What the exercise asks >>
Output every line exactly as written. Leave out pictures.

— BEGIN Records supplied —

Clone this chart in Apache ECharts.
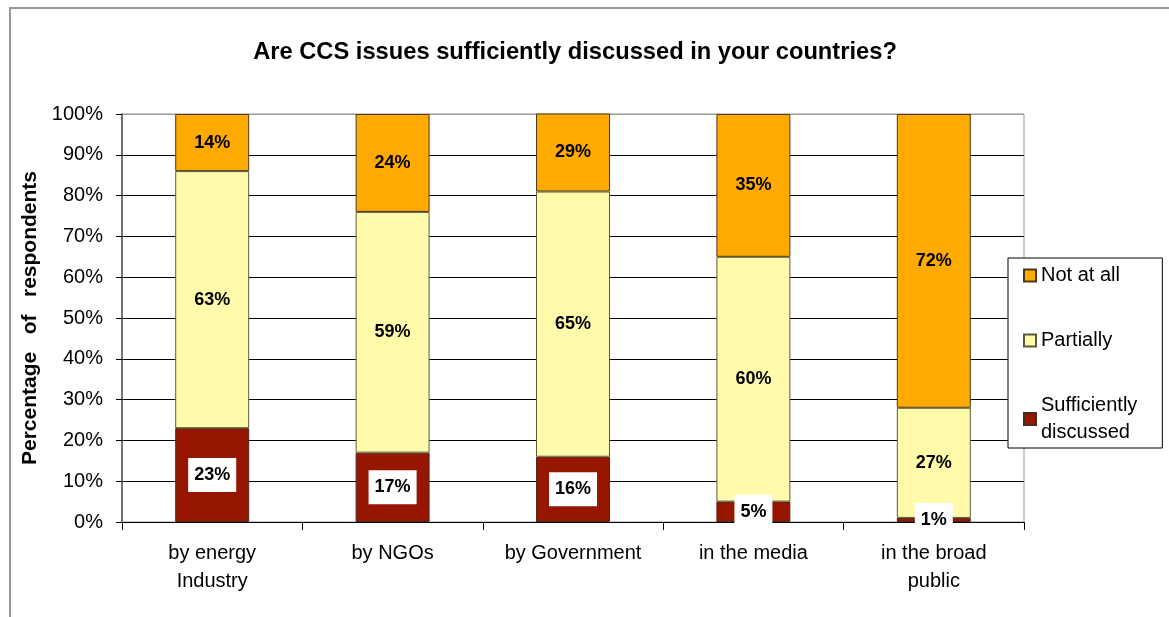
<!DOCTYPE html>
<html>
<head>
<meta charset="utf-8">
<script src="https://cdn.jsdelivr.net/npm/echarts@6/dist/echarts.min.js"></script>
<style>
  html, body { margin: 0; padding: 0; background: #fff; }
  #chart { width: 1169px; height: 617px; }
</style>
</head>
<body>
<div id="chart"></div>
<script>
// Survey answers per channel, in percent of respondents
const categories = ['by energy\nIndustry', 'by NGOs', 'by Government', 'in the media', 'in the broad\npublic'];
const sufficientlyDiscussed = [23, 17, 16, 5, 1];
const partially = [63, 59, 65, 60, 27];
const notAtAll = [14, 24, 29, 35, 72];
const yTicks = [0, 10, 20, 30, 40, 50, 60, 70, 80, 90, 100];

const FONT = "'Liberation Sans', Arial, sans-serif";
const chart = echarts.init(document.getElementById('chart'));

// gridlines are black, the top one coincides with the grey plot frame
const splitColors = yTicks.map((v, i) => i === yTicks.length - 1 ? '#999999' : '#000000');

const segLabel = {
  show: true,
  position: 'inside',
  formatter: '{c}%',
  fontFamily: FONT,
  fontSize: 18,
  fontWeight: 'bold',
  color: '#000'
};

chart.setOption({
  animation: false,
  backgroundColor: '#ffffff',
  textStyle: { fontFamily: FONT },
  title: {
    text: 'Are CCS issues sufficiently discussed in your countries?',
    left: 570,
    textAlign: 'center',
    top: 35,
    textStyle: { fontFamily: FONT, fontSize: 23.7, fontWeight: 'bold', color: '#000' }
  },
  graphic: [{
    type: 'rect',
    shape: { x: 10, y: 8, width: 1200, height: 640 },
    style: { fill: 'none', stroke: '#999999', lineWidth: 2 },
    silent: true,
    z: -1
  }],
  legend: {
    orient: 'vertical',
    left: 1008,
    top: 258,
    data: ['Not at all', 'Partially', 'Sufficiently discussed'],
    formatter: name => name === 'Sufficiently discussed' ? 'Sufficiently\ndiscussed' : name,
    icon: 'rect',
    itemWidth: 12,
    itemHeight: 12,
    itemGap: 38,
    padding: [4, 25, 2, 15],
    borderColor: '#000',
    borderWidth: 1,
    backgroundColor: '#fff',
    textStyle: { fontFamily: FONT, fontSize: 20, color: '#000', lineHeight: 27 }
  },
  grid: {
    left: 122,
    right: 145,
    top: 114,
    bottom: 95,
    show: true,
    borderColor: '#999999',
    borderWidth: 1,
    backgroundColor: 'transparent'
  },
  xAxis: {
    type: 'category',
    data: categories,
    axisLine: { show: true, lineStyle: { color: '#000', width: 1 } },
    axisTick: { show: true, length: 8, lineStyle: { color: '#000' } },
    axisLabel: {
      fontFamily: FONT, fontSize: 20, color: '#000', lineHeight: 28, margin: 17, interval: 0
    }
  },
  yAxis: {
    type: 'value',
    min: 0,
    max: 100,
    interval: 10,
    name: 'Percentage   of   respondents',
    nameLocation: 'middle',
    nameGap: 79,
    nameTextStyle: { fontFamily: FONT, fontSize: 21, fontWeight: 'bold', color: '#000' },
    axisLine: { show: true, lineStyle: { color: '#555', width: 1.5 } },
    axisTick: { show: true, length: 6, lineStyle: { color: '#000' } },
    axisLabel: { formatter: '{value}%', fontFamily: FONT, fontSize: 20, color: '#000', margin: 19 },
    splitLine: { show: true, lineStyle: { color: splitColors, width: 1 } }
  },
  series: [
    {
      name: 'Sufficiently discussed',
      type: 'bar',
      stack: 'total',
      data: sufficientlyDiscussed,
      barWidth: '41%',
      itemStyle: { color: '#961600', borderColor: '#4a2a1a', borderWidth: 1 },
      label: Object.assign({}, segLabel, { backgroundColor: '#fff', padding: [8, 6, 8, 6] })
    },
    {
      name: 'Partially',
      type: 'bar',
      stack: 'total',
      data: partially,
      itemStyle: { color: '#FFFBAA', borderColor: '#5a5a3a', borderWidth: 1 },
      label: segLabel
    },
    {
      name: 'Not at all',
      type: 'bar',
      stack: 'total',
      data: notAtAll,
      itemStyle: { color: '#FFAA00', borderColor: '#4a3a1a', borderWidth: 1 },
      label: segLabel
    }
  ]
});
</script>
</body>
</html>
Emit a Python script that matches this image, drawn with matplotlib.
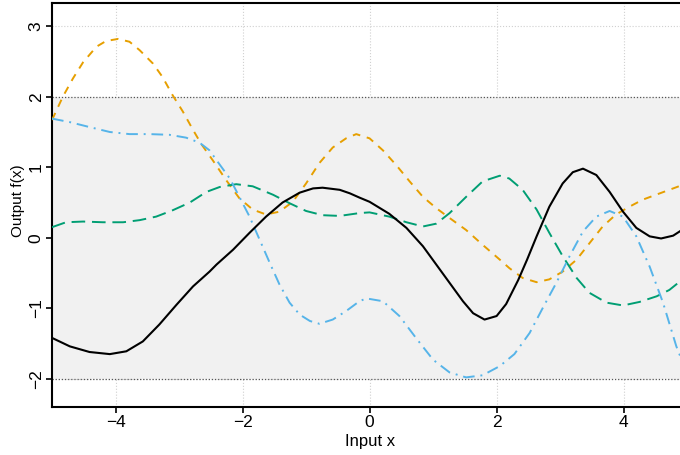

— END Records supplied —

Expected answer >>
Clone this chart in Apache ECharts.
<!DOCTYPE html>
<html>
<head>
<meta charset="utf-8">
<script src="https://cdn.jsdelivr.net/npm/echarts@6/dist/echarts.min.js"></script>
<style>
  html, body { margin: 0; padding: 0; background: #fff; }
  #chart { width: 1169px; height: 617px; }
</style>
</head>
<body>
<div id="chart"></div>
<script>
// Survey answers per channel, in percent of respondents
const categories = ['by energy\nIndustry', 'by NGOs', 'by Government', 'in the media', 'in the broad\npublic'];
const sufficientlyDiscussed = [23, 17, 16, 5, 1];
const partially = [63, 59, 65, 60, 27];
const notAtAll = [14, 24, 29, 35, 72];
const yTicks = [0, 10, 20, 30, 40, 50, 60, 70, 80, 90, 100];

const FONT = "'Liberation Sans', Arial, sans-serif";
const chart = echarts.init(document.getElementById('chart'));

// gridlines are black, the top one coincides with the grey plot frame
const splitColors = yTicks.map((v, i) => i === yTicks.length - 1 ? '#999999' : '#000000');

const segLabel = {
  show: true,
  position: 'inside',
  formatter: '{c}%',
  fontFamily: FONT,
  fontSize: 18,
  fontWeight: 'bold',
  color: '#000'
};

chart.setOption({
  animation: false,
  backgroundColor: '#ffffff',
  textStyle: { fontFamily: FONT },
  title: {
    text: 'Are CCS issues sufficiently discussed in your countries?',
    left: 570,
    textAlign: 'center',
    top: 35,
    textStyle: { fontFamily: FONT, fontSize: 23.7, fontWeight: 'bold', color: '#000' }
  },
  graphic: [{
    type: 'rect',
    shape: { x: 10, y: 8, width: 1200, height: 640 },
    style: { fill: 'none', stroke: '#999999', lineWidth: 2 },
    silent: true,
    z: -1
  }],
  legend: {
    orient: 'vertical',
    left: 1008,
    top: 258,
    data: ['Not at all', 'Partially', 'Sufficiently discussed'],
    formatter: name => name === 'Sufficiently discussed' ? 'Sufficiently\ndiscussed' : name,
    icon: 'rect',
    itemWidth: 12,
    itemHeight: 12,
    itemGap: 38,
    padding: [4, 25, 2, 15],
    borderColor: '#000',
    borderWidth: 1,
    backgroundColor: '#fff',
    textStyle: { fontFamily: FONT, fontSize: 20, color: '#000', lineHeight: 27 }
  },
  grid: {
    left: 122,
    right: 145,
    top: 114,
    bottom: 95,
    show: true,
    borderColor: '#999999',
    borderWidth: 1,
    backgroundColor: 'transparent'
  },
  xAxis: {
    type: 'category',
    data: categories,
    axisLine: { show: true, lineStyle: { color: '#000', width: 1 } },
    axisTick: { show: true, length: 8, lineStyle: { color: '#000' } },
    axisLabel: {
      fontFamily: FONT, fontSize: 20, color: '#000', lineHeight: 28, margin: 17, interval: 0
    }
  },
  yAxis: {
    type: 'value',
    min: 0,
    max: 100,
    interval: 10,
    name: 'Percentage   of   respondents',
    nameLocation: 'middle',
    nameGap: 79,
    nameTextStyle: { fontFamily: FONT, fontSize: 21, fontWeight: 'bold', color: '#000' },
    axisLine: { show: true, lineStyle: { color: '#555', width: 1.5 } },
    axisTick: { show: true, length: 6, lineStyle: { color: '#000' } },
    axisLabel: { formatter: '{value}%', fontFamily: FONT, fontSize: 20, color: '#000', margin: 19 },
    splitLine: { show: true, lineStyle: { color: splitColors, width: 1 } }
  },
  series: [
    {
      name: 'Sufficiently discussed',
      type: 'bar',
      stack: 'total',
      data: sufficientlyDiscussed,
      barWidth: '41%',
      itemStyle: { color: '#961600', borderColor: '#4a2a1a', borderWidth: 1 },
      label: Object.assign({}, segLabel, { backgroundColor: '#fff', padding: [8, 6, 8, 6] })
    },
    {
      name: 'Partially',
      type: 'bar',
      stack: 'total',
      data: partially,
      itemStyle: { color: '#FFFBAA', borderColor: '#5a5a3a', borderWidth: 1 },
      label: segLabel
    },
    {
      name: 'Not at all',
      type: 'bar',
      stack: 'total',
      data: notAtAll,
      itemStyle: { color: '#FFAA00', borderColor: '#4a3a1a', borderWidth: 1 },
      label: segLabel
    }
  ]
});
</script>
</body>
</html>
Emit a Python script that matches this image, drawn with matplotlib.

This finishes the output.